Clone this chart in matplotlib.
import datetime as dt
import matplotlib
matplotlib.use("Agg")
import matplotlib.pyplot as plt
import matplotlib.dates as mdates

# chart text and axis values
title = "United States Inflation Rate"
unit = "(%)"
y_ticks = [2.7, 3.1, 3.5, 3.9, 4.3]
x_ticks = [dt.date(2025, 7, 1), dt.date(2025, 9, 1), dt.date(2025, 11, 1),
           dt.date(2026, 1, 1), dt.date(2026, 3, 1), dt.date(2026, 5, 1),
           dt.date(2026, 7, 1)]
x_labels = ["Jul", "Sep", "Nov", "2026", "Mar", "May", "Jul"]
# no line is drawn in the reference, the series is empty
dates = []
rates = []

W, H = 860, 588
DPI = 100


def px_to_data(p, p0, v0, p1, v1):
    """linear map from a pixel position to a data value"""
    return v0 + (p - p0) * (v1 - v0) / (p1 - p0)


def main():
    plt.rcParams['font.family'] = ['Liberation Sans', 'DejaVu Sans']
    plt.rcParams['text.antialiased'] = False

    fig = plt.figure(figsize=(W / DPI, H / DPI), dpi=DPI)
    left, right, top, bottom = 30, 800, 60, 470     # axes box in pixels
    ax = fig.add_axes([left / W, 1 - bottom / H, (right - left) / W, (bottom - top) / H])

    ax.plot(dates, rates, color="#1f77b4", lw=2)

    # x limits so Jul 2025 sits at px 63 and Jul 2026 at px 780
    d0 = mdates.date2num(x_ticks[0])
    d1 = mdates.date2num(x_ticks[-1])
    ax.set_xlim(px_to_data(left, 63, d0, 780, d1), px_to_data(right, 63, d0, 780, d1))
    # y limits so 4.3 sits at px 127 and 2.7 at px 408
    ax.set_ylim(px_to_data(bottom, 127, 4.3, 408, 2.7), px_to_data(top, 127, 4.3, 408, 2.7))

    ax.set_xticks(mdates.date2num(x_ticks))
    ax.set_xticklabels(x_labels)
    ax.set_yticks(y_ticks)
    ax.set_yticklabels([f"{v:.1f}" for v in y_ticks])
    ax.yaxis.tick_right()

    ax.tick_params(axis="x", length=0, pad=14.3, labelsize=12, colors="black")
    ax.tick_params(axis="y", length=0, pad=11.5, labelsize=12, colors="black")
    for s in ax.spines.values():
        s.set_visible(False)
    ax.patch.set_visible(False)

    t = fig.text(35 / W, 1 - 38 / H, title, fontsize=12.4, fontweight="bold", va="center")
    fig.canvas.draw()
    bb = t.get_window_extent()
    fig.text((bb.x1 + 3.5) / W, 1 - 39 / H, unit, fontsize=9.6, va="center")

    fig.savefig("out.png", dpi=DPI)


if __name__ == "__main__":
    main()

---

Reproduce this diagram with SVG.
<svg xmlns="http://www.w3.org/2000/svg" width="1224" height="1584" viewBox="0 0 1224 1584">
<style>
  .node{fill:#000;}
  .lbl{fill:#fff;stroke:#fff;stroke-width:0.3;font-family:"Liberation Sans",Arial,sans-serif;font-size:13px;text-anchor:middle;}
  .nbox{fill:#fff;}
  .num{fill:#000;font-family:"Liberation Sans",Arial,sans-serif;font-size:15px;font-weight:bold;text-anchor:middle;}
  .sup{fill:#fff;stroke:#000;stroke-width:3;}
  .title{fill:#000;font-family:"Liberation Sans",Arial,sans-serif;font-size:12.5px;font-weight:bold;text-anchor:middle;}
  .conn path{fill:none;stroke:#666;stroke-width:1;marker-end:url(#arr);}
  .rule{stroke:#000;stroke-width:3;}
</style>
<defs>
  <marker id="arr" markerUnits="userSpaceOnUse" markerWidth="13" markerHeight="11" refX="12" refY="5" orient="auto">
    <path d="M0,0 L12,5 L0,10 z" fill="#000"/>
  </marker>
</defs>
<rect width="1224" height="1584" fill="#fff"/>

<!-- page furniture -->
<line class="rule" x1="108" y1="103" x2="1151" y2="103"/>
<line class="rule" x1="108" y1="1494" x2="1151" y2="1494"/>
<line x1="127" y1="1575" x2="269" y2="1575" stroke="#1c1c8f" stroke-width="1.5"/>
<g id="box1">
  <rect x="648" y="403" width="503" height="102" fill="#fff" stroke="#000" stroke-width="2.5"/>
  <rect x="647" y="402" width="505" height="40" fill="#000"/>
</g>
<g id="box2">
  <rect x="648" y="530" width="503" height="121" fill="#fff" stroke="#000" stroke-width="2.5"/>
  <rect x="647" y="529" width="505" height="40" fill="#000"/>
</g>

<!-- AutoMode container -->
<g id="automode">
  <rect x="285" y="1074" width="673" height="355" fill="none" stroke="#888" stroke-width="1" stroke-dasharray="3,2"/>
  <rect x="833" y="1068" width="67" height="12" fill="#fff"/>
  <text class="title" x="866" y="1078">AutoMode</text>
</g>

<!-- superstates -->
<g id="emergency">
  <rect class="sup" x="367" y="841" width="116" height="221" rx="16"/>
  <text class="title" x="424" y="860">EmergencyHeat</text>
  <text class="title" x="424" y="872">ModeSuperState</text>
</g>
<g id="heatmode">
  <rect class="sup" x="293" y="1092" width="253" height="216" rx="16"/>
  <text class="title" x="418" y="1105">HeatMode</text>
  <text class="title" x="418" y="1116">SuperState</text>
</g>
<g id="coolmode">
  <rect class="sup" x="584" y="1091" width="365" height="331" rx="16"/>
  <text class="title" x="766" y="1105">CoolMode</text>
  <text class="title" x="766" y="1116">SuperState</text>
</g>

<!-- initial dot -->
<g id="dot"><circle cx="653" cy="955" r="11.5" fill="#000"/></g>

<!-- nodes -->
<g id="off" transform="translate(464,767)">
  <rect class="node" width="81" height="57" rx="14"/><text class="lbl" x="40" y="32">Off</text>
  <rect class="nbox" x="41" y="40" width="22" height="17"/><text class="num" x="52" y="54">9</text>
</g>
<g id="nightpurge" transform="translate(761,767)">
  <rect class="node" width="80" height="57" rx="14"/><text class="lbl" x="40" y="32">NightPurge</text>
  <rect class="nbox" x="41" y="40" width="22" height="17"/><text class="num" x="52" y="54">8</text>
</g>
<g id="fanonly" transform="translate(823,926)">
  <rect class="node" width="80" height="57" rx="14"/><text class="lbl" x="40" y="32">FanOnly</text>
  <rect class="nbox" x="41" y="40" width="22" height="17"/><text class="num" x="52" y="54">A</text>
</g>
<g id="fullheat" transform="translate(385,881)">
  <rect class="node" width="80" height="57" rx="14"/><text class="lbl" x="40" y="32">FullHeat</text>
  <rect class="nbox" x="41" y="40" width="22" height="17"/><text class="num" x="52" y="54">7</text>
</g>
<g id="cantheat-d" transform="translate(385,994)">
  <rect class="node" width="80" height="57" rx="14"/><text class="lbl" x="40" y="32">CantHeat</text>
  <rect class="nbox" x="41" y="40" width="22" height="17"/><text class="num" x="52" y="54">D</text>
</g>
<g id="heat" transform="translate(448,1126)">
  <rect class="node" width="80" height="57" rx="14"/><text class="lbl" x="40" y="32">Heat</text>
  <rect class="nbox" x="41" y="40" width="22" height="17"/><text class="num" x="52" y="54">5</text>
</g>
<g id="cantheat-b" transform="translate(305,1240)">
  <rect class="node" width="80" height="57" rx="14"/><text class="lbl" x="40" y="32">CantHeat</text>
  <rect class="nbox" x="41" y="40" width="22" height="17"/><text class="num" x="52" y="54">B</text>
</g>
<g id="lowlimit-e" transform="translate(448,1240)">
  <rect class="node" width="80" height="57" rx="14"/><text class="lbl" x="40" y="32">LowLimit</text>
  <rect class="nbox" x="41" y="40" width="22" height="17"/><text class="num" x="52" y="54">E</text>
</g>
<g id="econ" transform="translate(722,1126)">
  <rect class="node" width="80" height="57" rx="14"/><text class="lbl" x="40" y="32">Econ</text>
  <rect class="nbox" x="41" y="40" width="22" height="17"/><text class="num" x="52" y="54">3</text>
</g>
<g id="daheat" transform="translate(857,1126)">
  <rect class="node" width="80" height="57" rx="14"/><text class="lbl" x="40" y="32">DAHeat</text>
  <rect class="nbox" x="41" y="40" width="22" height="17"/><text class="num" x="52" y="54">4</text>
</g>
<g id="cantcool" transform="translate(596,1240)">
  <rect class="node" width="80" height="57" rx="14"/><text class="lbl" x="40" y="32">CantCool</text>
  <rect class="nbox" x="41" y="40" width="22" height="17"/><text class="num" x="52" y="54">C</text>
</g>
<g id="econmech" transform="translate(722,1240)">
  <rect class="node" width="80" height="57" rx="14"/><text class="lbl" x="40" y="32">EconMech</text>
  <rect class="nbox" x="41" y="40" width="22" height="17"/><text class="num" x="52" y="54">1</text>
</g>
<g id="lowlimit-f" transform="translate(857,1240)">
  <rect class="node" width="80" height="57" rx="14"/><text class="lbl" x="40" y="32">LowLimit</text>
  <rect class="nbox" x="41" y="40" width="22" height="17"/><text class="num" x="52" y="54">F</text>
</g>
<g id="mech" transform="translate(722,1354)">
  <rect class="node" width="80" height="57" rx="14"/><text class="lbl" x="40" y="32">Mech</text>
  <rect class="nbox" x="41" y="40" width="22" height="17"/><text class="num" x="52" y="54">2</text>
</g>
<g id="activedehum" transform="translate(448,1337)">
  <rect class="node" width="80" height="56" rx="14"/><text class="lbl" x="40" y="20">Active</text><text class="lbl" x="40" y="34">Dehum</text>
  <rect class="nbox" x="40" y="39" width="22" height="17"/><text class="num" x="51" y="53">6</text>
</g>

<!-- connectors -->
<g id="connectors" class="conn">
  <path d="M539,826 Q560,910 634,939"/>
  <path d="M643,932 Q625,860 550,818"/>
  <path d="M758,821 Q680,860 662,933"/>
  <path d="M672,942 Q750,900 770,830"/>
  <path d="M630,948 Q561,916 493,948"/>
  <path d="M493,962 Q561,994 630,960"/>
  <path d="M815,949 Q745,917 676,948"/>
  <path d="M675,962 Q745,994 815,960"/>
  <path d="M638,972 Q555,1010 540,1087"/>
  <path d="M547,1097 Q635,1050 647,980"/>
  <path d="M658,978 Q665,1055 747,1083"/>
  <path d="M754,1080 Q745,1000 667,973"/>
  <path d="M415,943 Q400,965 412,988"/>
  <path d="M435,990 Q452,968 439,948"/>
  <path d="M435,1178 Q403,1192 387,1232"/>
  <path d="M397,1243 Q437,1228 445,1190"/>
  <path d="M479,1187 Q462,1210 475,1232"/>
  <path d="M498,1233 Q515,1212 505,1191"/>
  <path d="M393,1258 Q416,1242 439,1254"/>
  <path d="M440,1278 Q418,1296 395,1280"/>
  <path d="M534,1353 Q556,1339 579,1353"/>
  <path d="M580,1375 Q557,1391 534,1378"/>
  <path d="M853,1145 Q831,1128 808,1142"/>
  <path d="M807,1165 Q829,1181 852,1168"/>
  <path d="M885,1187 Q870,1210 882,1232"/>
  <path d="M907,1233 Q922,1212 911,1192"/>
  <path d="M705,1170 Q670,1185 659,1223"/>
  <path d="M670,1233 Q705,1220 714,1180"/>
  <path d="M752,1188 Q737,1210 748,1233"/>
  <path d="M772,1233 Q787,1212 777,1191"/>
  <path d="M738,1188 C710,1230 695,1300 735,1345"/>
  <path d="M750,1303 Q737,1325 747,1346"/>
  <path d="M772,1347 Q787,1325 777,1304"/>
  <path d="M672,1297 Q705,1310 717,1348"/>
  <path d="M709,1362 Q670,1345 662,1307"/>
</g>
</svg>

---

- _Goal of the exercise_
The line containing "Clone this chart in matplotlib." opens the part, and the line containing "import matplotlib.dates as mdates" closes it. Output that part exactly, with both, and only that.

- _Response to the exercise_
Clone this chart in matplotlib.
import datetime as dt
import matplotlib
matplotlib.use("Agg")
import matplotlib.pyplot as plt
import matplotlib.dates as mdates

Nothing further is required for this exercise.